The purpose of this analysis is to evaluate the impact of coding decisions on the active status indicator for partnerships. This has implications for the for the definition of partnership type and duration, and estimates of respondent degree.

The problem

There are two key issues:

Definition of casl (ptype 2) vs. inst (ptype 3) partners
The survey asks respondents if they have only had sex with this partner one time. In a cross-sectional survey, a “yes” answer can mean two things: this is the first of what will be more in the future, so this is a casl partner, or this is the one and only act, so this is an inst partner. The respondent’s answer to the active status question may allow us to distinguish between these two things. Whether we decide to use or ignore active status, this determines the distribution of partnership types, and that, in turn, affects the degree distribution and the duration distribution of active partnerships, since inst partners are excluded from momentary degree counts and durations.
- Current ARTnetData scripts code all one-time partners as “inst” partners, even if the respondent explicitly says they do expect to have sex with this person again. (script here)
Treatment of missing (“DK”) responses to the active status question
The survey asks respondents whether they expect to have sex with this partner again, and answer options include DK. The DK fraction is typically small for heterosexual partnerships, but large for MSM. The assignment of these responses will affect the estimates of degree, the question is by how much.
- Current ARTnet scripts code DK as “not active” (script here).

The distributions of partner type, degree and duration are fundamental features of the sexual networks, the ERGM specifications, and the reachable path. So it is important to understand the implications that our coding decisions can have on these outcomes.

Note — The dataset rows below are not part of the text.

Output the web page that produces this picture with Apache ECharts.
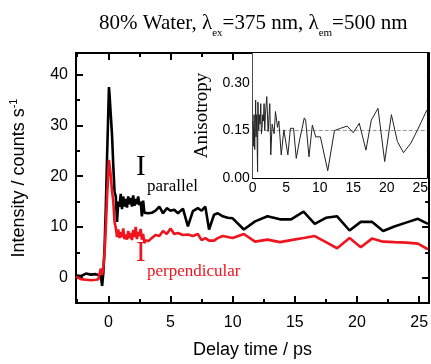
<!DOCTYPE html>
<html>
<head>
<meta charset="utf-8">
<script src="https://cdn.jsdelivr.net/npm/echarts@6/dist/echarts.min.js"></script>
<style>
html,body{margin:0;padding:0;background:#fff;}
#chart{width:431px;height:364px;}
</style>
</head>
<body>
<div id="chart"></div>
<script>
// ---- Data ----
var timeMain = [-2.6,-2.2,-1.8,-1.4,-1.0,-0.8,-0.6,-0.5,-0.4,-0.3,-0.2,-0.1,
  0,0.05,0.1,0.2,0.3,
  0.4,0.5,0.6,0.7,0.8,0.9,1.0,1.1,1.2,1.3,1.4,1.5,1.6,1.7,1.8,1.9,2.0,2.1,2.2,2.3,2.4,2.5,2.6,2.7,2.8,2.9,3.0,
  3.2,3.5,3.8,4.1,4.4,4.7,5.0,5.3,5.6,6.0,
  6.4,6.8,7.2,7.5,7.8,8.1,8.5,8.8,9.2,9.6,10.0,
  10.9,11.8,12.8,13.8,14.7,15.7,16.6,17.5,18.4,19.4,20.3,21.2,22.1,23.0,24.0,24.9,25.7];

var parallel = [0.4,0.3,0.8,0.6,0.7,0.5,0.3,-1.6,1.0,6,14,24,
  33,37.6,36,32,28,
  22,17,16,11,15,14,16.5,13.5,16,14,15.5,13.8,16,14.5,15.7,14,16.2,14.2,15.5,14.5,16,14.3,15,12.1,15.2,12.8,13,
  12.7,12.8,13.2,14,12.7,13.7,13.2,13.4,12.7,13.6,
  10.1,13.1,13.7,13.2,14.0,9.5,12.4,12.7,12.1,11.8,11.7,
  9.5,11.1,12.1,11.5,11.5,13.0,10.6,11.8,12.1,9.3,11.0,11.0,9.2,10.1,10.9,11.6,10.6];

var perpendicular = [0.2,-0.3,-0.4,-0.5,-0.4,-0.3,1.8,0.5,2,5,10,16,
  21,23.2,23,20,17,
  15,11,9.8,8,9.5,7.8,9,8,9.7,7.6,8.5,7.5,9.2,7.8,8.8,7.4,9.4,8.0,10,7.6,9.0,8.2,9.6,7.5,8.6,6.8,7.4,
  7.2,7.8,8.4,8.2,9.2,8.6,9.7,8.6,8.8,8.4,
  8.5,8.2,8.6,7.4,7.8,7.3,7.3,7.8,8.2,8.0,7.8,
  8.6,7.1,7.5,7.0,7.4,7.8,8.2,7.0,5.8,7.8,6.0,7.7,7.1,7.0,6.9,6.7,5.6];

var timeAniso = [0,0.1,0.15,0.2,0.3,0.44,0.5,0.6,0.73,0.78,0.9,0.98,1.1,1.2,1.3,1.4,1.5,1.6,1.7,1.8,
  1.9,2.1,2.3,2.45,2.55,2.7,2.9,3.2,3.4,3.7,3.9,4.26,4.65,5.25,5.63,6.1,6.5,7.0,7.7,7.9,
  8.4,8.9,9.4,10.1,11.2,12.2,13.1,14.1,15.0,15.9,16.9,17.7,18.7,19.7,20.7,21.6,22.5,23.6,24.6,26.0];
var anisotropy = [0.18,0.16,0.10,0.2,0.09,0.246,0.13,0.2,0.02,0.24,0.15,0.2,0.17,0.235,0.14,0.16,0.2,0.18,0.235,0.15,
  0.2,0.257,0.147,0.2,0.235,0.073,0.17,0.14,0.21,0.16,0.18,0.073,0.152,0.073,0.157,0.157,0.062,0.12,0.19,0.183,
  0.067,0.167,0.13,0.13,0.023,0.15,0.157,0.164,0.143,0.173,0.088,0.183,0.22,0.052,0.2,0.115,0.08,0.11,0.152,0.215];
var anisoRef = 0.15;

var mainXMajor = [0,5,10,15,20,25];
var mainXMinor = [-2.5,2.5,7.5,12.5,17.5,22.5];
var mainYMajor = [0,10,20,30,40];
var mainYMinor = [5,15,25,35];
var insetXTicks = [0,5,10,15,20,25];
var insetYTicks = [0,0.15,0.30];

// ---- Chart ----
var SANS = 'Arial, "Liberation Sans", sans-serif';
var SERIF = '"Times New Roman", "Liberation Serif", serif';
var RED = '#f0141e';

function pairs(xs, ys){ return xs.map(function(x,i){ return [x, ys[i]]; }); }

function xAx(grid, pos, min, max, opts){
  var a = {
    gridIndex: grid, type:'value', position: pos, min:min, max:max,
    axisLine:{show: opts.line, onZero:false, lineStyle:{color:'#000', width: opts.lw || 2}},
    axisTick:{show: !!opts.ticks, inside:true, length: opts.tl || 7, customValues: opts.ticks, lineStyle:{color:'#000', width: opts.tw || 2}},
    axisLabel:{show: !!opts.labels, customValues: opts.labels, color:'#000', fontFamily:SANS, fontSize: opts.fs || 16, margin: opts.margin || 10, formatter: opts.fmt},
    splitLine:{show:false}
  };
  return a;
}

var xAxes = [
  Object.assign(xAx(0,'bottom',-2.6,25.8,{line:true, ticks:mainXMajor, labels:mainXMajor, tl:7, margin:12}), {
    name:'Delay time / ps', nameLocation:'middle', nameGap:38,
    nameTextStyle:{fontFamily:SANS, fontSize:18, color:'#000'}
  }),
  xAx(0,'bottom',-2.6,25.8,{line:false, ticks:mainXMinor, tl:4}),
  xAx(0,'top',-2.6,25.8,{line:true, ticks:mainXMajor, tl:7}),
  xAx(0,'top',-2.6,25.8,{line:false, ticks:mainXMinor, tl:4}),
  xAx(1,'bottom',0,26,{line:true, lw:1, ticks:insetXTicks, labels:insetXTicks, tl:4, tw:1, fs:14, margin:3})
];

var yAxes = [
  Object.assign(xAx(0,'left',-5,44.3,{line:true, ticks:mainYMajor, labels:mainYMajor, tl:7, margin:8}), {
    name:'Intensity / counts s{sup|-1}', nameLocation:'middle', nameGap:46, nameRotate:90,
    nameTextStyle:{fontFamily:SANS, fontSize:18, color:'#000', lineHeight:22,
      rich:{sup:{fontFamily:SANS, fontSize:11, lineHeight:11, verticalAlign:'top', color:'#000'}}}
  }),
  xAx(0,'left',-5,44.3,{line:false, ticks:mainYMinor, tl:4}),
  xAx(0,'right',-5,44.3,{line:true, ticks:mainYMajor, tl:7}),
  xAx(0,'right',-5,44.3,{line:false, ticks:mainYMinor, tl:4}),
  Object.assign(xAx(1,'left',0,0.395,{line:true, lw:1, ticks:insetYTicks, labels:insetYTicks, tl:4, tw:1, fs:14, margin:3,
      fmt:function(v){ return v.toFixed(2); }}), {
    name:'Anisotropy', nameLocation:'middle', nameGap:41, nameRotate:90,
    nameTextStyle:{fontFamily:SERIF, fontSize:19, color:'#000'}
  }),
  xAx(1,'right',0,0.395,{line:true, lw:1})
];
yAxes.forEach(function(a){ a.type='value'; });

var option = {
  animation:false,
  backgroundColor:'#fff',
  title:{
    text:'80% Water, λ{s|ex}=375 nm, λ{s|em}=500 nm',
    left:94, top:3,
    textStyle:{fontFamily:SERIF, fontSize:21, fontWeight:'normal', color:'#000', lineHeight:31,
      rich:{s:{fontFamily:SERIF, fontSize:11, lineHeight:11, verticalAlign:'bottom', color:'#000'}}}
  },
  grid:[
    {left:73, top:53, width:357, height:252},
    {left:252.7, top:53, width:177.3, height:125, show:true, backgroundColor:'#fff', borderWidth:0, z:5}
  ],
  xAxis: xAxes,
  yAxis: yAxes,
  series:[
    {type:'line', name:'parallel', xAxisIndex:0, yAxisIndex:0, data:pairs(timeMain, parallel),
      showSymbol:false, symbol:'none', lineStyle:{color:'#000', width:2.6}, itemStyle:{color:'#000'}, z:3},
    {type:'line', name:'perpendicular', xAxisIndex:0, yAxisIndex:0, data:pairs(timeMain, perpendicular),
      showSymbol:false, symbol:'none', lineStyle:{color:RED, width:2.6}, itemStyle:{color:RED}, z:4},
    {type:'line', name:'anisotropy', xAxisIndex:4, yAxisIndex:4, data:pairs(timeAniso, anisotropy),
      showSymbol:false, symbol:'none', lineStyle:{color:'#222', width:1}, itemStyle:{color:'#222'}, z:6,
      markLine:{silent:true, symbol:'none', label:{show:false},
        lineStyle:{color:'#999', type:'dashed', width:1}, data:[{yAxis:anisoRef}]}}
  ],
  graphic:[
    {type:'text', left:136, top:153, style:{text:'I', fontFamily:SERIF, fontSize:29, fill:'#000'}},
    {type:'text', left:147, top:178, style:{text:'parallel', fontFamily:SERIF, fontSize:17, fill:'#000'}},
    {type:'text', left:136, top:239, style:{text:'I', fontFamily:SERIF, fontSize:29, fill:RED}},
    {type:'text', left:147, top:263, style:{text:'perpendicular', fontFamily:SERIF, fontSize:17, fill:RED}}
  ]
};

var chart = echarts.init(document.getElementById('chart'), null, {renderer:'canvas'});
chart.setOption(option);
</script>
</body>
</html>
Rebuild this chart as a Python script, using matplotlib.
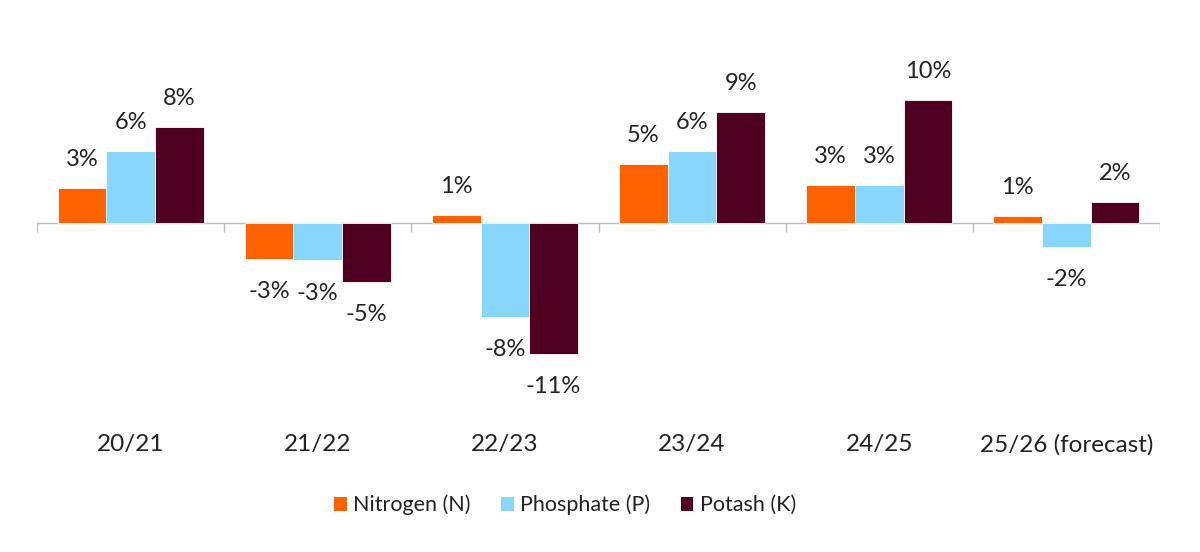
import numpy as np
import matplotlib.pyplot as plt
from matplotlib.patches import Patch

plt.rcParams['font.family'] = ['Lato', 'DejaVu Sans']

# Data (annual % change)
seasons = ['20/21', '21/22', '22/23', '23/24', '24/25', '25/26 (forecast)']
nitrogen = [2.9, -3.0, 0.7, 4.9, 3.2, 0.6]
phosphate = [6.0, -3.1, -7.8, 6.0, 3.2, -2.0]
potash = [8.0, -4.9, -10.9, 9.3, 10.3, 1.8]

series = [('Nitrogen (N)', nitrogen, '#FF6200'),
          ('Phosphate (P)', phosphate, '#89D6FD'),
          ('Potash (K)', potash, '#4F0021')]

text_col = '#222222'

fig = plt.figure(figsize=(12, 5.52), dpi=100)
ax = fig.add_axes([37 / 1200, 1 - 420 / 552, 1123 / 1200, 390 / 552])

x = np.arange(len(seasons))
w = 0.26
for i, (name, vals, col) in enumerate(series):
    pos = x + (i - 1) * w
    ax.bar(pos, vals, width=w, color=col, edgecolor='white', linewidth=0.6)
    for p, v in zip(pos, vals):
        if v >= 0:
            ax.annotate(f'{round(v)}%', (p, v), xytext=(0, 13), textcoords='offset points',
                        ha='center', va='bottom', fontsize=17, color=text_col)
        else:
            ax.annotate(f'{round(v)}%', (p, v), xytext=(0, -16), textcoords='offset points',
                        ha='center', va='top', fontsize=17, color=text_col)

ax.set_xlim(-0.5, len(seasons) - 0.5)
ax.set_ylim(-16.4, 16.1)

# zero line with boundary ticks
ax.axhline(0, color='#bbbbbb', lw=1, zorder=0)
bounds = np.arange(len(seasons) + 1) - 0.5
ax.vlines(bounds, -0.7, 0, color='#bbbbbb', lw=1, zorder=0)

for s in ax.spines.values():
    s.set_visible(False)
ax.set_yticks([])
ax.set_xticks(x)
ax.set_xticklabels(seasons, fontsize=17.5, color=text_col)
ax.tick_params(axis='x', length=0, pad=10)

handles = [Patch(facecolor=c, label=n) for n, _, c in series]
fig.legend(handles=handles, loc='center', bbox_to_anchor=(565 / 1200, 1 - 505 / 552), ncol=3,
           frameon=False, fontsize=15.5, handlelength=0.6, handleheight=0.6,
           handletextpad=0.3, columnspacing=1.4, labelcolor=text_col)

fig.savefig('out.png', dpi=100)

Both current ARTnet coding decisions result in the exclusion of first-time casl partners from the casl partner pool. This will lower the estimated mean degree and concurrency fraction, and raise the estimated mean age for active casl partnerships.

The coding alternatives

These two features, active status, and partner type, are interdependent, so there is a decision tree of options. The sequence is:

Do we use active=yes to allow one-time partners to be classified as casl instead of inst?
Do we impute the “DK” answers, using some rule? This will also reclassify some one-time partners as casl instead of inst.

Raw survey responses

This section presents descriptive stats on the raw survey responses to the “expect to have sex again” (active) and “had sex only once” (once) questions.

Active

The raw responses to the ongoing question, ONGOING.orig are shown below, broken down by the current ARTnet ptype variable (any non-main partnership reported as ONCE is coded as ptype=3).

Plot

Almost 20% of ptype 3 partners are reported as ongoing/active.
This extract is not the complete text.